** BEGIN **
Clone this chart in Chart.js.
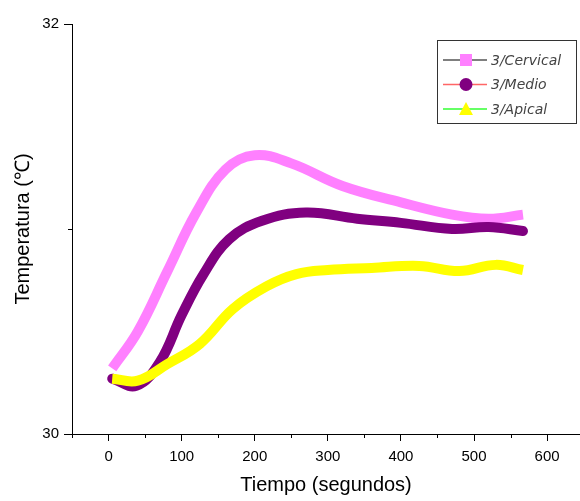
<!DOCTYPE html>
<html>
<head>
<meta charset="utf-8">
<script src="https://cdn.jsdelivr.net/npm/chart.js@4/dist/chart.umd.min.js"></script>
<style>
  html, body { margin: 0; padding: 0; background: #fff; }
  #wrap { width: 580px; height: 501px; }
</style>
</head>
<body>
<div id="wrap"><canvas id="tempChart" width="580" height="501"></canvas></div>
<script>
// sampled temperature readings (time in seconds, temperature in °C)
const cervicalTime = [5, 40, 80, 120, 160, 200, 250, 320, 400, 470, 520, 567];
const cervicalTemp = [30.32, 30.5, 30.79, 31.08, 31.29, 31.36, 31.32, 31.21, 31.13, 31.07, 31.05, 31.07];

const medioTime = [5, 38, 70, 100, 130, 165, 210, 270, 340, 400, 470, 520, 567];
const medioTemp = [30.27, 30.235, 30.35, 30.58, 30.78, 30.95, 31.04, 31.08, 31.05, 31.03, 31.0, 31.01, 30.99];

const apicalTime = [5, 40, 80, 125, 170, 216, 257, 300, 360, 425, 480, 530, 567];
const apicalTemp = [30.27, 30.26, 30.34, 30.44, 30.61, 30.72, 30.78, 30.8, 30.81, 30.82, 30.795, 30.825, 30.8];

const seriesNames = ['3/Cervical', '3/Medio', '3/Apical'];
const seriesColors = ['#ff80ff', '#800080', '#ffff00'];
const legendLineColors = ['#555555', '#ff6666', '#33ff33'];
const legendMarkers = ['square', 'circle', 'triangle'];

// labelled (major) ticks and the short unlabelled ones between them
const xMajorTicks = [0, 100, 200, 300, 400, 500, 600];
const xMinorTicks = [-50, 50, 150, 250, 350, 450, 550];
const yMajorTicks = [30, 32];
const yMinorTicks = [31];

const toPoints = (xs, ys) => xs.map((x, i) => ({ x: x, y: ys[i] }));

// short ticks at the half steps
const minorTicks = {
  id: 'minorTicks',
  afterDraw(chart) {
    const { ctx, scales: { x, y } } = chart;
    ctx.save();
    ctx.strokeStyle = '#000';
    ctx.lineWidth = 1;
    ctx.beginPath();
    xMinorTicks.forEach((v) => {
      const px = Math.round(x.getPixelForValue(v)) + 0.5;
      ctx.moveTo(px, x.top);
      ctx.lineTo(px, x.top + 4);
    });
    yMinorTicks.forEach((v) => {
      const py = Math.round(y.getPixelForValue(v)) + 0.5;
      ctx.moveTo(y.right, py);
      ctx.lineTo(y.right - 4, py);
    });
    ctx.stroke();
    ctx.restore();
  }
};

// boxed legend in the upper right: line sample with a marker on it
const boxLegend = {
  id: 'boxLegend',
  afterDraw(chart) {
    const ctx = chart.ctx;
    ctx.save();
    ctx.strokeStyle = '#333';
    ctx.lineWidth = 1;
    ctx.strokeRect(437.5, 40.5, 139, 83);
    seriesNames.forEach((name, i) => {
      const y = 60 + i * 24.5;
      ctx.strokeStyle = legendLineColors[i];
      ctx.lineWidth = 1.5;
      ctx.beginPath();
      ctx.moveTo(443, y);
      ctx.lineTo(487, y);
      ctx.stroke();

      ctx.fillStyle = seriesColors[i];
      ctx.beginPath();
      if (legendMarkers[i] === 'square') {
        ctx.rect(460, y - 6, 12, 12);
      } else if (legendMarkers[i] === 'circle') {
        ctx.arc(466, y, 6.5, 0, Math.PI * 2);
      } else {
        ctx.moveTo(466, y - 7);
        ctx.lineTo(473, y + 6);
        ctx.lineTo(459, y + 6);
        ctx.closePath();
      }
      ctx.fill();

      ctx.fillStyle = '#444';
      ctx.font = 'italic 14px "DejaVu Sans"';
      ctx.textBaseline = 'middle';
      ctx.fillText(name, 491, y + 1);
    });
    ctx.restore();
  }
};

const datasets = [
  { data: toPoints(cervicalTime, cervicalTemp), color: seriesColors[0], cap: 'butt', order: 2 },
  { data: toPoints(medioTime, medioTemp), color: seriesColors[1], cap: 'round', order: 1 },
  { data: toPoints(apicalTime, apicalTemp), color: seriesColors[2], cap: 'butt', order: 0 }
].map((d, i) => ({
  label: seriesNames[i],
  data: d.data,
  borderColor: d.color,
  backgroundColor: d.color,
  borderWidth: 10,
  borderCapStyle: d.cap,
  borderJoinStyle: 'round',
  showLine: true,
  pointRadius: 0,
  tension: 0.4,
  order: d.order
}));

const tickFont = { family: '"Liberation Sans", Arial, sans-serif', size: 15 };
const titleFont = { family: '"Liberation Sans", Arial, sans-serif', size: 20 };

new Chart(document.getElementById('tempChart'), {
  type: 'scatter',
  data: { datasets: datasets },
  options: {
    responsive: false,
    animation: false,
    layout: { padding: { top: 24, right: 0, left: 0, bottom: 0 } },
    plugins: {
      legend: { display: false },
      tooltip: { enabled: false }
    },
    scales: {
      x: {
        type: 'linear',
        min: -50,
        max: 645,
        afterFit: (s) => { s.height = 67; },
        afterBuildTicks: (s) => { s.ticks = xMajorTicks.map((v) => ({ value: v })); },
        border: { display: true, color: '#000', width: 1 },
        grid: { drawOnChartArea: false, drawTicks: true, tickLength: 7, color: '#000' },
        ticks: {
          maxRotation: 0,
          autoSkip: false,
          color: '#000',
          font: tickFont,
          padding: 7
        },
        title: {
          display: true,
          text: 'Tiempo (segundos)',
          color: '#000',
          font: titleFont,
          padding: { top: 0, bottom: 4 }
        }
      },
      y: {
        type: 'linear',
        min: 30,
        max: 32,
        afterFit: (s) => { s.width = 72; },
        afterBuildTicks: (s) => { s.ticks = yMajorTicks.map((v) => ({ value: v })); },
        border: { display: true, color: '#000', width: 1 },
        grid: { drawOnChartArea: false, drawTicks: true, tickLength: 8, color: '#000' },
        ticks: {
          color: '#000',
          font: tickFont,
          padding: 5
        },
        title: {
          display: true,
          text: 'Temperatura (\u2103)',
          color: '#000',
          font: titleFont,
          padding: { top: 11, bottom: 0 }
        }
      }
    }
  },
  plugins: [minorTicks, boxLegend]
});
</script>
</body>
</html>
** END **
OBJECTIVE — Word for word, quote the lines above. Omit the pictures.

FULL RESPONSE —
Clone this chart in Chart.js.
<!DOCTYPE html>
<html>
<head>
<meta charset="utf-8">
<script src="https://cdn.jsdelivr.net/npm/chart.js@4/dist/chart.umd.min.js"></script>
<style>
  html, body { margin: 0; padding: 0; background: #fff; }
  #wrap { width: 580px; height: 501px; }
</style>
</head>
<body>
<div id="wrap"><canvas id="tempChart" width="580" height="501"></canvas></div>
<script>
// sampled temperature readings (time in seconds, temperature in °C)
const cervicalTime = [5, 40, 80, 120, 160, 200, 250, 320, 400, 470, 520, 567];
const cervicalTemp = [30.32, 30.5, 30.79, 31.08, 31.29, 31.36, 31.32, 31.21, 31.13, 31.07, 31.05, 31.07];

const medioTime = [5, 38, 70, 100, 130, 165, 210, 270, 340, 400, 470, 520, 567];
const medioTemp = [30.27, 30.235, 30.35, 30.58, 30.78, 30.95, 31.04, 31.08, 31.05, 31.03, 31.0, 31.01, 30.99];

const apicalTime = [5, 40, 80, 125, 170, 216, 257, 300, 360, 425, 480, 530, 567];
const apicalTemp = [30.27, 30.26, 30.34, 30.44, 30.61, 30.72, 30.78, 30.8, 30.81, 30.82, 30.795, 30.825, 30.8];

const seriesNames = ['3/Cervical', '3/Medio', '3/Apical'];
const seriesColors = ['#ff80ff', '#800080', '#ffff00'];
const legendLineColors = ['#555555', '#ff6666', '#33ff33'];
const legendMarkers = ['square', 'circle', 'triangle'];

// labelled (major) ticks and the short unlabelled ones between them
const xMajorTicks = [0, 100, 200, 300, 400, 500, 600];
const xMinorTicks = [-50, 50, 150, 250, 350, 450, 550];
const yMajorTicks = [30, 32];
const yMinorTicks = [31];

const toPoints = (xs, ys) => xs.map((x, i) => ({ x: x, y: ys[i] }));

// short ticks at the half steps
const minorTicks = {
  id: 'minorTicks',
  afterDraw(chart) {
    const { ctx, scales: { x, y } } = chart;
    ctx.save();
    ctx.strokeStyle = '#000';
    ctx.lineWidth = 1;
    ctx.beginPath();
    xMinorTicks.forEach((v) => {
      const px = Math.round(x.getPixelForValue(v)) + 0.5;
      ctx.moveTo(px, x.top);
      ctx.lineTo(px, x.top + 4);
    });
    yMinorTicks.forEach((v) => {
      const py = Math.round(y.getPixelForValue(v)) + 0.5;
      ctx.moveTo(y.right, py);
      ctx.lineTo(y.right - 4, py);
    });
    ctx.stroke();
    ctx.restore();
  }
};

// boxed legend in the upper right: line sample with a marker on it
const boxLegend = {
  id: 'boxLegend',
  afterDraw(chart) {
    const ctx = chart.ctx;
    ctx.save();
    ctx.strokeStyle = '#333';
    ctx.lineWidth = 1;
    ctx.strokeRect(437.5, 40.5, 139, 83);
    seriesNames.forEach((name, i) => {
      const y = 60 + i * 24.5;
      ctx.strokeStyle = legendLineColors[i];
      ctx.lineWidth = 1.5;
      ctx.beginPath();
      ctx.moveTo(443, y);
      ctx.lineTo(487, y);
      ctx.stroke();

      ctx.fillStyle = seriesColors[i];
      ctx.beginPath();
      if (legendMarkers[i] === 'square') {
        ctx.rect(460, y - 6, 12, 12);
      } else if (legendMarkers[i] === 'circle') {
        ctx.arc(466, y, 6.5, 0, Math.PI * 2);
      } else {
        ctx.moveTo(466, y - 7);
        ctx.lineTo(473, y + 6);
        ctx.lineTo(459, y + 6);
        ctx.closePath();
      }
      ctx.fill();

      ctx.fillStyle = '#444';
      ctx.font = 'italic 14px "DejaVu Sans"';
      ctx.textBaseline = 'middle';
      ctx.fillText(name, 491, y + 1);
    });
    ctx.restore();
  }
};

const datasets = [
  { data: toPoints(cervicalTime, cervicalTemp), color: seriesColors[0], cap: 'butt', order: 2 },
  { data: toPoints(medioTime, medioTemp), color: seriesColors[1], cap: 'round', order: 1 },
  { data: toPoints(apicalTime, apicalTemp), color: seriesColors[2], cap: 'butt', order: 0 }
].map((d, i) => ({
  label: seriesNames[i],
  data: d.data,
  borderColor: d.color,
  backgroundColor: d.color,
  borderWidth: 10,
  borderCapStyle: d.cap,
  borderJoinStyle: 'round',
  showLine: true,
  pointRadius: 0,
  tension: 0.4,
  order: d.order
}));

const tickFont = { family: '"Liberation Sans", Arial, sans-serif', size: 15 };
const titleFont = { family: '"Liberation Sans", Arial, sans-serif', size: 20 };

new Chart(document.getElementById('tempChart'), {
  type: 'scatter',
  data: { datasets: datasets },
  options: {
    responsive: false,
    animation: false,
    layout: { padding: { top: 24, right: 0, left: 0, bottom: 0 } },
    plugins: {
      legend: { display: false },
      tooltip: { enabled: false }
    },
    scales: {
      x: {
        type: 'linear',
        min: -50,
        max: 645,
        afterFit: (s) => { s.height = 67; },
        afterBuildTicks: (s) => { s.ticks = xMajorTicks.map((v) => ({ value: v })); },
        border: { display: true, color: '#000', width: 1 },
        grid: { drawOnChartArea: false, drawTicks: true, tickLength: 7, color: '#000' },
        ticks: {
          maxRotation: 0,
          autoSkip: false,
          color: '#000',
          font: tickFont,
          padding: 7
        },
        title: {
          display: true,
          text: 'Tiempo (segundos)',
          color: '#000',
          font: titleFont,
          padding: { top: 0, bottom: 4 }
        }
      },
      y: {
        type: 'linear',
        min: 30,
        max: 32,
        afterFit: (s) => { s.width = 72; },
        afterBuildTicks: (s) => { s.ticks = yMajorTicks.map((v) => ({ value: v })); },
        border: { display: true, color: '#000', width: 1 },
        grid: { drawOnChartArea: false, drawTicks: true, tickLength: 8, color: '#000' },
        ticks: {
          color: '#000',
          font: tickFont,
          padding: 5
        },
        title: {
          display: true,
          text: 'Temperatura (\u2103)',
          color: '#000',
          font: titleFont,
          padding: { top: 11, bottom: 0 }
        }
      }
    }
  },
  plugins: [minorTicks, boxLegend]
});
</script>
</body>
</html>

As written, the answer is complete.